3 Minutes AFTER our meeting. Your Welcome! School boards would do well to listen to public comments — no matter how long it takes to hear them
June 23 — A report from a Loudon County School Board meeting last night resulted in two arrests and public comments being shut down.
Loudon County is in Virginia, near Leesburg, and has been on the news stream for a few months now because of their progressive push on transgender issues.
More than 200 residents had signed up to speak at the public comment session at last night’s Loudon County School Board meeting.
The board was looking to adopt policies that would go into effect the next school year, including using gender generic pronouns in the classroom as well as policies on bathroom accommodations.
The parents were there to have their voices heard.
The school board voted unanimously during the meeting to stop hearing public comments, so not a lot of the 200+ people there were able to say anything.
It was essentially mayhem at a public meeting.
Attorney Clint Barkdoll joined Pat Ryan and Michele Jansen to talk public comments this morning on First News.
Barkdoll said, “These school boards need to get a handle on what’s going on. They have become so disconnected from our real world. They are catering to a very, very small segment of the population and in doing so, they are ignoring and overlooking what the vast majority of the population wants and I think that’s what you saw manifest last night in Loudon county.”
Ryan agreed, “Amen. It goes to a national dialogue as well. The disconnect on these lawmakers. 500 and change that are in charge of the world in Washington that are totally disconnected from us.”
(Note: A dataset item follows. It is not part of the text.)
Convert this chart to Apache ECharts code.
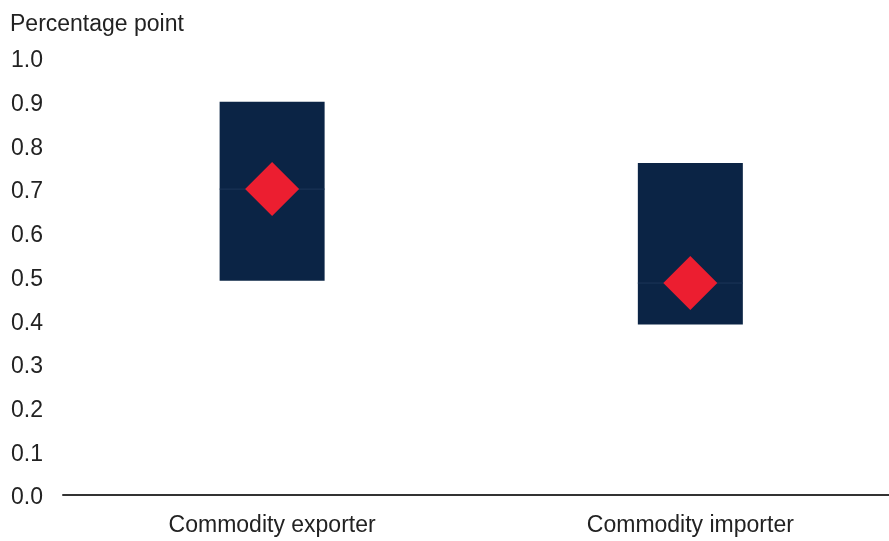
<!DOCTYPE html>
<html>
<head>
<meta charset="utf-8">
<script src="https://cdn.jsdelivr.net/npm/echarts@6/dist/echarts.min.js"></script>
<style>html,body{margin:0;padding:0;background:#fff}#c{width:889px;height:541px}</style>
</head>
<body>
<div id="c"></div>
<script>
var categories = ['Commodity exporter', 'Commodity importer'];
var rangeLow = [0.49, 0.39];
var rangeHigh = [0.90, 0.76];
var pointEstimate = [0.70, 0.485];
var yTicks = [0.0, 0.1, 0.2, 0.3, 0.4, 0.5, 0.6, 0.7, 0.8, 0.9, 1.0];

var font = 'Liberation Sans, Arial, sans-serif';
var rangeData = categories.map(function (c, i) { return [i, rangeLow[i], rangeHigh[i]]; });
var pointData = categories.map(function (c, i) { return [i, pointEstimate[i]]; });

var chart = echarts.init(document.getElementById('c'), null, {renderer: 'canvas'});
chart.setOption({
  animation: false,
  graphic: [{
    type: 'text', left: 10, top: 13,
    style: {text: 'Percentage point', font: '23px ' + font, fill: '#222'}
  }],
  grid: {left: 63, top: 58, right: 0, bottom: 46, containLabel: false},
  xAxis: {
    type: 'value', min: -0.5, max: 1.475, interval: 0.5,
    splitLine: {show: false},
    axisLine: {show: true, onZero: false, lineStyle: {color: '#333', width: 2}},
    axisTick: {show: false},
    axisLabel: {
      color: '#222', fontSize: 23, fontFamily: font, margin: 19,
      showMinLabel: true, showMaxLabel: false,
      formatter: function (v) {
        var i = Math.round(v);
        return (Math.abs(v - i) < 1e-6 && categories[i]) ? categories[i] : '';
      }
    }
  },
  yAxis: {
    type: 'value', min: 0, max: 1, interval: 0.1,
    splitLine: {show: false},
    axisLine: {show: false}, axisTick: {show: false},
    axisLabel: {
      color: '#222', fontSize: 23, fontFamily: font, align: 'left', margin: 52,
      rich: {t: {fontSize: 23, fontFamily: font, color: '#222', padding: [6, 0, 0, 0]}},
      formatter: function (v) {
        var idx = yTicks.findIndex(function (t) { return Math.abs(t - v) < 1e-6; });
        return idx >= 0 ? '{t|' + yTicks[idx].toFixed(1) + '}' : '';
      }
    }
  },
  series: [
    {
      type: 'custom', data: rangeData, z: 2,
      renderItem: function (params, api) {
        var top = api.coord([api.value(0), api.value(2)]);
        var bot = api.coord([api.value(0), api.value(1)]);
        var w = 105;
        return {type: 'rect', shape: {x: top[0] - w / 2, y: top[1], width: w, height: bot[1] - top[1]},
                style: {fill: '#0b2445'}};
      }
    },
    {
      type: 'custom', data: pointData, z: 3,
      renderItem: function (params, api) {
        var p = api.coord([api.value(0), api.value(1)]);
        var w = 105;
        return {type: 'line', shape: {x1: p[0] - w / 2, y1: p[1], x2: p[0] + w / 2, y2: p[1]},
                style: {stroke: '#1d3658', lineWidth: 1}};
      }
    },
    {type: 'scatter', data: pointData, symbol: 'diamond', symbolSize: [54, 54], itemStyle: {color: '#ec1e30', opacity: 1}, z: 4}
  ]
});
</script>
</body>
</html>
Locally, Jansen attended the Chambersburg Area School Board meeting last night which also had an issue with public comments.
Jansen explained, “Last night there was a vote taken at the beginning trying to move the public comments from non agenda to the beginning of the meeting, which was voted down by our local school board here.”
Ryan said, “You ask the school board and these arrogant, erudite snobs to move the public comment to the beginning of it and it gets shut down.”
Jansen pointed out, “The non agenda ones. They put that to the bitter end of the meeting.”
Ryan added, “Meanwhile the very people that put you into office, you don’t want to hear from them until the end of the meeting.”
Barkdoll said, “This is all by design because this is a trick school boards have been pulling for years. Often times what they’ll do, during the meeting they’ll call an executive session that may go for an hour or two and if you’re there, you’re a working person, you’ve got daycare issues, you’re not going to sit for three or four hours to make your two minute comment at the end of the meeting. It’s ridiculous. It quells public participation. All of these public boards should put public comments item number one on the agenda.”
Ryan said, “Hey Kevin. Hey Sally. Hey Dr. Dana, what are you afraid of? Put the damn comments at the beginning of the meeting. Shame on all of you.”
Jansen explained, “They said the reason was…we only have so much time to get the business that’s already on the agenda done. So he’s trying to say if it’s not on the agenda, I want you to wait until the end. When I tried to talk last night, I waited until the end and I brought up the Critical Race Theory argument that we had had back in April and what I had found out about that. It’s just that they kind of dismissed it and said we’re not doing that anymore. All that stuff I got Right to Know from the Intermediate Unit, oh we’re not engaging with that anymore. We’ve changed it up. We’re going to do it a different way. And then we got no explanation about what they’re doing. this is really important to people. You are elected to represent the people of the constituency.”
With maybe seven people in attendance last night, a few of the members suggested moving the public comment session up in the agenda, but it was voted down.
Jansen said, “There’s a tone deafness now. Admonish the people speaking, as well. You do need to follow the rules. Don’t keep going on and on beyond the time. Change your rules. Make it so we have more than three minutes. It’s very hard to say very much in three minutes.”
Barkdoll said, “It’ll be interesting to see if anything changes in Loudon County. That board last night got a loud and clear message from the public that this has gone too far. They need to reign them in. Another problem locally…we know that there is no press anymore at any of these local school board meetings. You don’t see anything about the budgets that have been recently adopted. You don’t hear anything about proposals. I think these boards are using that to their advantage. They know no one is there watching the store for the most part at many of these local school boards, so they’re setting their own rules, they’re getting no push back, nothing gets pushed back to the public to report on it. And that’s is when you start getting into bad governance.”